Dampak Terhadap Citra Pariwisata

Pengamat kepolisian Bambang Rukminto menyoroti dampak lebih luas dari insiden ini. Menurutnya, tindakan oknum polisi tidak hanya mempermalukan institusi kepolisian, tetapi juga mengancam upaya Indonesia dalam mengembangkan sektor Meeting, Incentive, Convention, and Exhibition (MICE).

Indonesia dinilai sudah tertinggal jauh dari negara tetangga seperti Thailand dan Singapura dalam hal pariwisata. Perilaku segelintir oknum polisi ini berpotensi menghancurkan promosi pariwisata yang telah dibangun dengan biaya besar.
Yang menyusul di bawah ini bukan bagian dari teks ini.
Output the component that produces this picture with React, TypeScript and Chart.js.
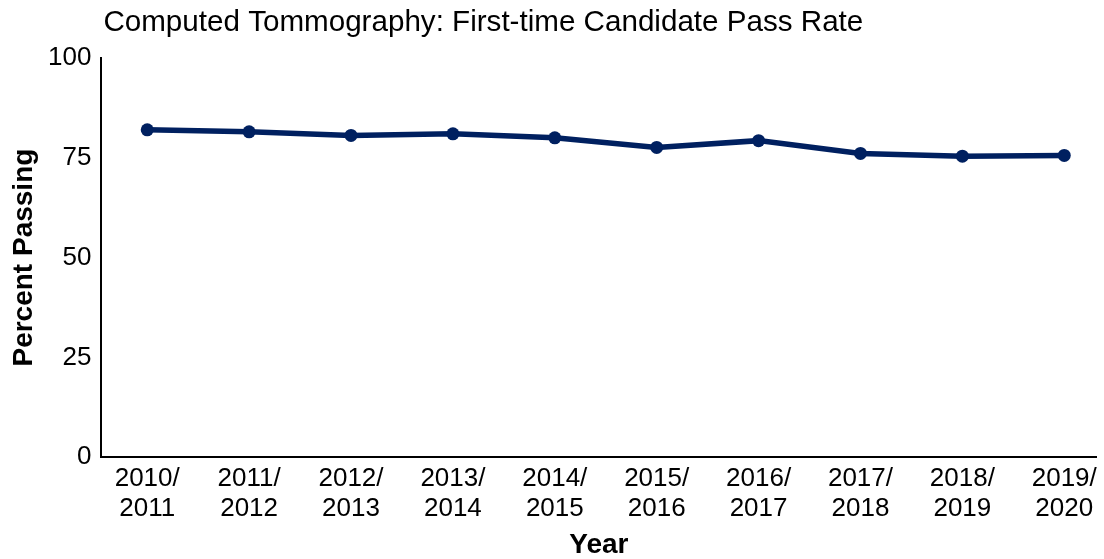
import React, { useEffect, useRef } from "react";
import { Chart, registerables } from "chart.js";

Chart.register(...registerables);

const titleText = "Computed Tommography: First-time Candidate Pass Rate";
const yTitle = "Percent Passing";
const xTitle = "Year";
const yearStarts = ["2010/", "2011/", "2012/", "2013/", "2014/", "2015/", "2016/", "2017/", "2018/", "2019/"];
const yearEnds = ["2011", "2012", "2013", "2014", "2015", "2016", "2017", "2018", "2019", "2020"];
const passRates = [82.0, 81.5, 80.6, 81.0, 80.0, 77.6, 79.3, 76.1, 75.4, 75.6];
const yTicks = [0, 25, 50, 75, 100];

const FONT = "'Liberation Sans', Arial, sans-serif";
const NAVY = "#002060";

export default function App() {
  const ref = useRef<HTMLCanvasElement | null>(null);
  useEffect(() => {
    if (!ref.current) return;
    const titlePlugin = {
      id: "leftTitle",
      afterDraw(chart: any) {
        const ctx = chart.ctx;
        ctx.save();
        ctx.font = `29.6px ${FONT}`;
        ctx.fillStyle = "#000";
        ctx.textBaseline = "middle";
        ctx.textAlign = "left";
        ctx.fillText(titleText, chart.chartArea.left + 2, 23);
        ctx.restore();
      },
    };
    const chart = new Chart(ref.current, {
      type: "line",
      data: {
        datasets: [
          {
            data: passRates.map((v, i) => ({ x: i, y: v })),
            borderColor: NAVY,
            backgroundColor: NAVY,
            borderWidth: 5.5,
            pointRadius: 6.5,
            pointBackgroundColor: NAVY,
            pointBorderWidth: 0,
            tension: 0,
          },
        ],
      },
      options: {
        animation: false,
        responsive: false,
        layout: { padding: { top: 58, right: 0, left: 0, bottom: 0 } },
        plugins: { legend: { display: false }, title: { display: false }, tooltip: { enabled: false } },
        scales: {
          x: {
            type: "linear",
            min: -0.45,
            max: 9.315,
            afterBuildTicks: (scale: any) => {
              scale.ticks = yearStarts.map((_, i) => ({ value: i }));
            },
            ticks: {
              autoSkip: false,
              maxRotation: 0,
              padding: 7,
              color: "#000",
              font: { family: FONT, size: 26, lineHeight: 1.15 },
              callback: (v: any) => [yearStarts[v], yearEnds[v]],
            },
            grid: { display: false, drawTicks: false },
            border: { display: true, color: "#000", width: 2 },
            title: {
              display: true,
              text: xTitle,
              color: "#000",
              font: { family: FONT, size: 28, weight: "bold", lineHeight: 1.0 },
              padding: { top: 0, bottom: 0 },
            },
          },
          y: {
            min: 0,
            max: 100,
            afterBuildTicks: (scale: any) => {
              scale.ticks = yTicks.map((v) => ({ value: v }));
            },
            ticks: {
              padding: 10,
              color: "#000",
              font: { family: FONT, size: 26 },
            },
            grid: { display: false, drawTicks: false },
            border: { display: true, color: "#000", width: 2 },
            title: {
              display: true,
              text: yTitle,
              color: "#000",
              font: { family: FONT, size: 28, weight: "bold", lineHeight: 1.0 },
              padding: { top: 10, bottom: 0 },
            },
          },
        },
      },
      plugins: [titlePlugin],
    });
    return () => chart.destroy();
  }, []);
  return (
    <div style={{ position: "fixed", left: 0, top: 0, width: 1104, height: 559, background: "#fff" }}>
      <canvas ref={ref} width={1104} height={559} style={{ width: 1104, height: 559 }} />
    </div>
  );
}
Seruan Boikot dan Reaksi Penonton

Source: Kompas.id

Media sosial menjadi panggung utama ekspresi kekecewaan. Tagar seperti #BOIKOTTDWP, #DWPSUCKS, dan #CORRUPTION menggema di berbagai platform. Penonton Malaysia tidak sekadar marah, mereka aktif mengajak warga ASEAN untuk memboikot festival di tahun mendatang.

Salah seorang penonton yang mengaku mengalami pengalaman buruk menulis, “Saya tidak akan pernah kembali ke DWP. Sebagai gantinya, saya akan pergi ke festival di Thailand.” Pernyataan ini mencerminkan hilangnya kepercayaan wisatawan asing terhadap acara berskala internasional di Indonesia.

Tanggapan Penyelenggara

Ismaya Live selaku promotor DWP menyatakan penyesalan mendalam. Mereka berjanji bekerja sama dengan otoritas untuk menyelidiki kasus tersebut dan mencegah terulangnya insiden serupa. Namun, pernyataan ini dinilai sebagian pihak belum cukup untuk mengembalikan kepercayaan.

Kasus DWP 2024 membuka mata kita akan pentingnya profesionalisme aparat dalam mendukung pariwisata. Tindakan segelintir oknum tidak boleh mengaburkan upaya besar bangsa dalam membangun citra positif. Ke depan, dibutuhkan komitmen kuat dari berbagai pihak kepolisian, pemerintah, dan penyelenggara acara untuk memastikan keamanan dan kenyamanan wisatawan menjadi prioritas utama.